EXERCISE DESCRIPTION:
Reproduce the listing exactly and skip over any pictures.

SUPPLIED MATERIAL:
<<<<
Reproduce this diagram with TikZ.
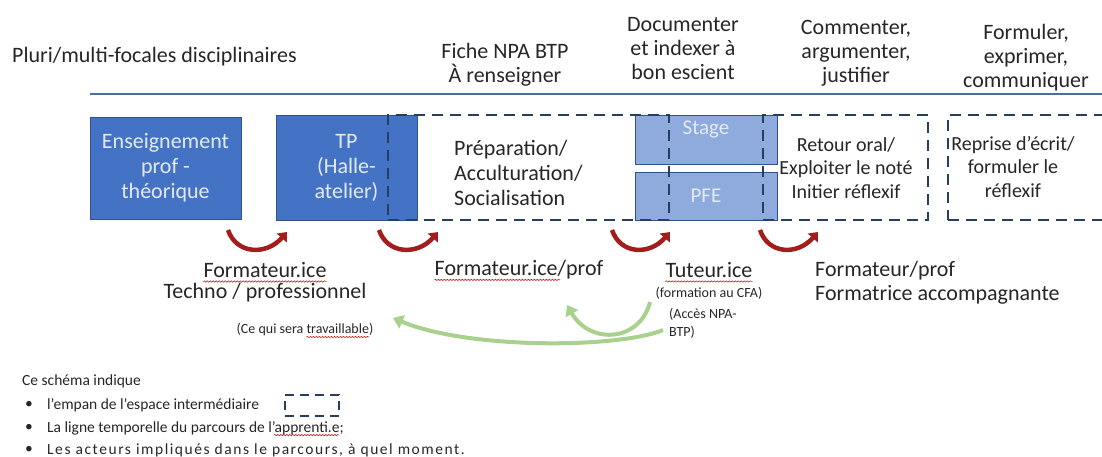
\documentclass[tikz,border=0pt]{standalone}
\usepackage{fontspec}
\setmainfont{Carlito}
\usetikzlibrary{arrows.meta}
\usetikzlibrary{decorations.pathmorphing}

\definecolor{boxblue}{HTML}{4472C4}
\definecolor{boxedge}{HTML}{2F528F}
\definecolor{boxtext}{HTML}{E3EAF6}
\definecolor{stageblue}{HTML}{8FAADC}
\definecolor{spanline}{HTML}{263E62}
\definecolor{lineblue}{HTML}{4A6FA5}
\definecolor{turnred}{HTML}{A31D1D}
\definecolor{backgreen}{HTML}{A9D18E}
\definecolor{ink}{HTML}{262626}

\begin{document}
\begin{tikzpicture}[x=1pt, y=-1pt,
phasebox/.style={rectangle, draw=boxedge, fill=boxblue, text=boxtext, line width=0.8pt, align=center, inner sep=0pt, font=\fontsize{22}{25}\selectfont},
stagebox/.style={rectangle, draw=boxedge, fill=stageblue, text=boxtext, line width=0.8pt, inner sep=0pt, minimum width=142pt, font=\fontsize{21}{22}\selectfont},
span/.style={rectangle, draw=spanline, line width=2.4pt, dash pattern=on 11pt off 7pt, inner sep=0pt},
label/.style={text=ink, align=center, inner sep=0pt, font=\fontsize{22}{24}\selectfont},
inbox/.style={text=ink, align=center, inner sep=0pt, font=\fontsize{20}{23.5}\selectfont},
small/.style={text=ink, align=left, inner sep=0pt, font=\fontsize{14}{18}\selectfont},
legend/.style={text=ink, anchor=west, inner sep=0pt, font=\fontsize{15.5}{18}\selectfont},
turn/.style={draw=turnred, line width=4.5pt, -{Triangle[length=8pt,width=13pt]}},
back/.style={draw=backgreen, line width=4pt, -{Triangle[length=10pt,width=14pt]}},
squiggle/.style={draw=red!85!black, line width=0.5pt, decorate, decoration={snake, segment length=3pt, amplitude=0.7pt}},
]
\useasboundingbox (0,0) rectangle (1102,457);

% top line and what happens above it
\node[label, anchor=west] (pluri) at (12,57) {Pluri/multi-focales disciplinaires};
\coordinate (tl0) at (90,94);
\coordinate (tl1) at (1102,94);
\draw[draw=lineblue, line width=2.2pt] (tl0) -- (tl1);
\node[label] (fiche) at (505,65) {Fiche NPA BTP\\À renseigner};
\node[label] (docu) at (683,49) {Documenter\\et indexer à\\bon escient};
\node[label] (comm) at (856,53) {Commenter,\\argumenter,\\justifier};
\node[label] (form) at (1026,58) {Formuler,\\exprimer,\\communiquer};

% phases
\node[phasebox, minimum width=151pt, minimum height=102pt] (ens) at (165.5,168) {Enseignement\\prof -\\théorique};
\node[phasebox, minimum width=141pt, minimum height=105pt] (tp) at (346.5,167.5) {TP\\(Halle-\\atelier)};
\node[stagebox, minimum height=49pt] (stage) at (706,139.5) {};
\node[text=boxtext, inner sep=0pt, font=\fontsize{21}{22}\selectfont] (stagetxt) at (706,129) {Stage};
\node[stagebox, minimum height=48pt] (pfe) at (706,196) {PFE};

% espace intermediaire
\node[span, minimum width=281pt, minimum height=105pt] (espA) at (528.5,167.5) {};
\node[span, minimum width=165pt, minimum height=105pt] (espB) at (845.5,167.5) {};
\node[span, minimum width=170pt, minimum height=105pt] (espC) at (1033,167.5) {};
\node[label, align=left, font=\fontsize{22}{25}\selectfont, anchor=west] (prep) at (454,173) {Préparation/\\Acculturation/\\Socialisation};
\node[inbox] (retour) at (846,168) {Retour oral/\\Exploiter le noté\\Initier réflexif};
\node[inbox] (reprise) at (1013,167) {Reprise d’écrit/\\formuler le\\réflexif};

% passages
\coordinate (r1a) at (228,230); \coordinate (r1b) at (287,232);
\coordinate (r2a) at (379,230); \coordinate (r2b) at (438,232);
\coordinate (r3a) at (612,230); \coordinate (r3b) at (670,232);
\coordinate (r4a) at (760,230); \coordinate (r4b) at (818,232);
\draw[turn] (r1a) .. controls (236,254) and (266,256) .. (r1b);
\draw[turn] (r2a) .. controls (387,254) and (417,256) .. (r2b);
\draw[turn] (r3a) .. controls (620,254) and (649,256) .. (r3b);
\draw[turn] (r4a) .. controls (768,254) and (797,256) .. (r4b);

% acteurs
\node[label] (fa1) at (265,270) {Formateur.ice};
\node[label] (fa2) at (265,293) {Techno / professionnel};
\node[label] (fb) at (519,270) {Formateur.ice/prof};
\node[label] (tut) at (709,270) {Tuteur.ice};
\node[small, align=center] (cfa) at (709,293) {(formation au CFA)};
\node[label, align=left, anchor=west] (fc) at (815,283) {Formateur/prof\\Formatrice accompagnante};
\draw[squiggle] ([yshift=-4pt]fa1.base west) -- ([yshift=-4pt]fa1.base east);
\draw[squiggle] ([yshift=-4pt]fb.base west) -- ++(126,0);
\draw[squiggle] ([yshift=-4pt]tut.base west) -- ([yshift=-4pt]tut.base east);

% retours
\node[small] (trav) at (305,330) {(Ce qui sera travaillable)};
\node[small, anchor=north west] (acces) at (669,308) {(Accès NPA-\\BTP)};
\draw[squiggle] ([yshift=-3pt,xshift=-67pt]trav.base east) -- ([yshift=-3pt,xshift=-4pt]trav.base east);
\coordinate (g1a) at (663,330); \coordinate (g1b) at (393,318);
\coordinate (g2a) at (650,302); \coordinate (g2b) at (567,305);
\draw[back] (g1a) .. controls (620,348) and (470,350) .. (g1b);
\draw[back] (g2a) .. controls (640,342) and (590,345) .. (g2b);

% legende
\node[legend] (titre) at (22,381) {Ce schéma indique};
\node[legend] (b1) at (25,405) {•};
\node[legend] (l1) at (47,405) {l’empan de l’espace intermédiaire};
\node[span, line width=2pt, dash pattern=on 9pt off 6pt, minimum width=54pt, minimum height=21pt] (ex) at (312,405.5) {};
\node[legend] (b2) at (25,428) {•};
\node[legend] (l2) at (47,428) {La ligne temporelle du parcours de l’apprenti.e;};
\draw[squiggle] ([yshift=-3pt,xshift=-70pt]l2.base east) -- ([yshift=-3pt,xshift=-5pt]l2.base east);
\node[legend] (b3) at (25,450) {•};
\node[legend] (l3) at (47,450) {\addfontfeatures{LetterSpace=10}Les acteurs impliqués dans le parcours, à quel moment.};
\end{tikzpicture}
\end{document}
>>>>
WRITTEN ANSWER:
Reproduce this diagram with TikZ.
\documentclass[tikz,border=0pt]{standalone}
\usepackage{fontspec}
\setmainfont{Carlito}
\usetikzlibrary{arrows.meta}
\usetikzlibrary{decorations.pathmorphing}

\definecolor{boxblue}{HTML}{4472C4}
\definecolor{boxedge}{HTML}{2F528F}
\definecolor{boxtext}{HTML}{E3EAF6}
\definecolor{stageblue}{HTML}{8FAADC}
\definecolor{spanline}{HTML}{263E62}
\definecolor{lineblue}{HTML}{4A6FA5}
\definecolor{turnred}{HTML}{A31D1D}
\definecolor{backgreen}{HTML}{A9D18E}
\definecolor{ink}{HTML}{262626}

\begin{document}
\begin{tikzpicture}[x=1pt, y=-1pt,
phasebox/.style={rectangle, draw=boxedge, fill=boxblue, text=boxtext, line width=0.8pt, align=center, inner sep=0pt, font=\fontsize{22}{25}\selectfont},
stagebox/.style={rectangle, draw=boxedge, fill=stageblue, text=boxtext, line width=0.8pt, inner sep=0pt, minimum width=142pt, font=\fontsize{21}{22}\selectfont},
span/.style={rectangle, draw=spanline, line width=2.4pt, dash pattern=on 11pt off 7pt, inner sep=0pt},
label/.style={text=ink, align=center, inner sep=0pt, font=\fontsize{22}{24}\selectfont},
inbox/.style={text=ink, align=center, inner sep=0pt, font=\fontsize{20}{23.5}\selectfont},
small/.style={text=ink, align=left, inner sep=0pt, font=\fontsize{14}{18}\selectfont},
legend/.style={text=ink, anchor=west, inner sep=0pt, font=\fontsize{15.5}{18}\selectfont},
turn/.style={draw=turnred, line width=4.5pt, -{Triangle[length=8pt,width=13pt]}},
back/.style={draw=backgreen, line width=4pt, -{Triangle[length=10pt,width=14pt]}},
squiggle/.style={draw=red!85!black, line width=0.5pt, decorate, decoration={snake, segment length=3pt, amplitude=0.7pt}},
]
\useasboundingbox (0,0) rectangle (1102,457);

% top line and what happens above it
\node[label, anchor=west] (pluri) at (12,57) {Pluri/multi-focales disciplinaires};
\coordinate (tl0) at (90,94);
\coordinate (tl1) at (1102,94);
\draw[draw=lineblue, line width=2.2pt] (tl0) -- (tl1);
\node[label] (fiche) at (505,65) {Fiche NPA BTP\\À renseigner};
\node[label] (docu) at (683,49) {Documenter\\et indexer à\\bon escient};
\node[label] (comm) at (856,53) {Commenter,\\argumenter,\\justifier};
\node[label] (form) at (1026,58) {Formuler,\\exprimer,\\communiquer};

% phases
\node[phasebox, minimum width=151pt, minimum height=102pt] (ens) at (165.5,168) {Enseignement\\prof -\\théorique};
\node[phasebox, minimum width=141pt, minimum height=105pt] (tp) at (346.5,167.5) {TP\\(Halle-\\atelier)};
\node[stagebox, minimum height=49pt] (stage) at (706,139.5) {};
\node[text=boxtext, inner sep=0pt, font=\fontsize{21}{22}\selectfont] (stagetxt) at (706,129) {Stage};
\node[stagebox, minimum height=48pt] (pfe) at (706,196) {PFE};

% espace intermediaire
\node[span, minimum width=281pt, minimum height=105pt] (espA) at (528.5,167.5) {};
\node[span, minimum width=165pt, minimum height=105pt] (espB) at (845.5,167.5) {};
\node[span, minimum width=170pt, minimum height=105pt] (espC) at (1033,167.5) {};
\node[label, align=left, font=\fontsize{22}{25}\selectfont, anchor=west] (prep) at (454,173) {Préparation/\\Acculturation/\\Socialisation};
\node[inbox] (retour) at (846,168) {Retour oral/\\Exploiter le noté\\Initier réflexif};
\node[inbox] (reprise) at (1013,167) {Reprise d’écrit/\\formuler le\\réflexif};

% passages
\coordinate (r1a) at (228,230); \coordinate (r1b) at (287,232);
\coordinate (r2a) at (379,230); \coordinate (r2b) at (438,232);
\coordinate (r3a) at (612,230); \coordinate (r3b) at (670,232);
\coordinate (r4a) at (760,230); \coordinate (r4b) at (818,232);
\draw[turn] (r1a) .. controls (236,254) and (266,256) .. (r1b);
\draw[turn] (r2a) .. controls (387,254) and (417,256) .. (r2b);
\draw[turn] (r3a) .. controls (620,254) and (649,256) .. (r3b);
\draw[turn] (r4a) .. controls (768,254) and (797,256) .. (r4b);

% acteurs
\node[label] (fa1) at (265,270) {Formateur.ice};
\node[label] (fa2) at (265,293) {Techno / professionnel};
\node[label] (fb) at (519,270) {Formateur.ice/prof};
\node[label] (tut) at (709,270) {Tuteur.ice};
\node[small, align=center] (cfa) at (709,293) {(formation au CFA)};
\node[label, align=left, anchor=west] (fc) at (815,283) {Formateur/prof\\Formatrice accompagnante};
\draw[squiggle] ([yshift=-4pt]fa1.base west) -- ([yshift=-4pt]fa1.base east);
\draw[squiggle] ([yshift=-4pt]fb.base west) -- ++(126,0);
\draw[squiggle] ([yshift=-4pt]tut.base west) -- ([yshift=-4pt]tut.base east);

% retours
\node[small] (trav) at (305,330) {(Ce qui sera travaillable)};
\node[small, anchor=north west] (acces) at (669,308) {(Accès NPA-\\BTP)};
\draw[squiggle] ([yshift=-3pt,xshift=-67pt]trav.base east) -- ([yshift=-3pt,xshift=-4pt]trav.base east);
\coordinate (g1a) at (663,330); \coordinate (g1b) at (393,318);
\coordinate (g2a) at (650,302); \coordinate (g2b) at (567,305);
\draw[back] (g1a) .. controls (620,348) and (470,350) .. (g1b);
\draw[back] (g2a) .. controls (640,342) and (590,345) .. (g2b);

% legende
\node[legend] (titre) at (22,381) {Ce schéma indique};
\node[legend] (b1) at (25,405) {•};
\node[legend] (l1) at (47,405) {l’empan de l’espace intermédiaire};
\node[span, line width=2pt, dash pattern=on 9pt off 6pt, minimum width=54pt, minimum height=21pt] (ex) at (312,405.5) {};
\node[legend] (b2) at (25,428) {•};
\node[legend] (l2) at (47,428) {La ligne temporelle du parcours de l’apprenti.e;};
\draw[squiggle] ([yshift=-3pt,xshift=-70pt]l2.base east) -- ([yshift=-3pt,xshift=-5pt]l2.base east);
\node[legend] (b3) at (25,450) {•};
\node[legend] (l3) at (47,450) {\addfontfeatures{LetterSpace=10}Les acteurs impliqués dans le parcours, à quel moment.};
\end{tikzpicture}
\end{document}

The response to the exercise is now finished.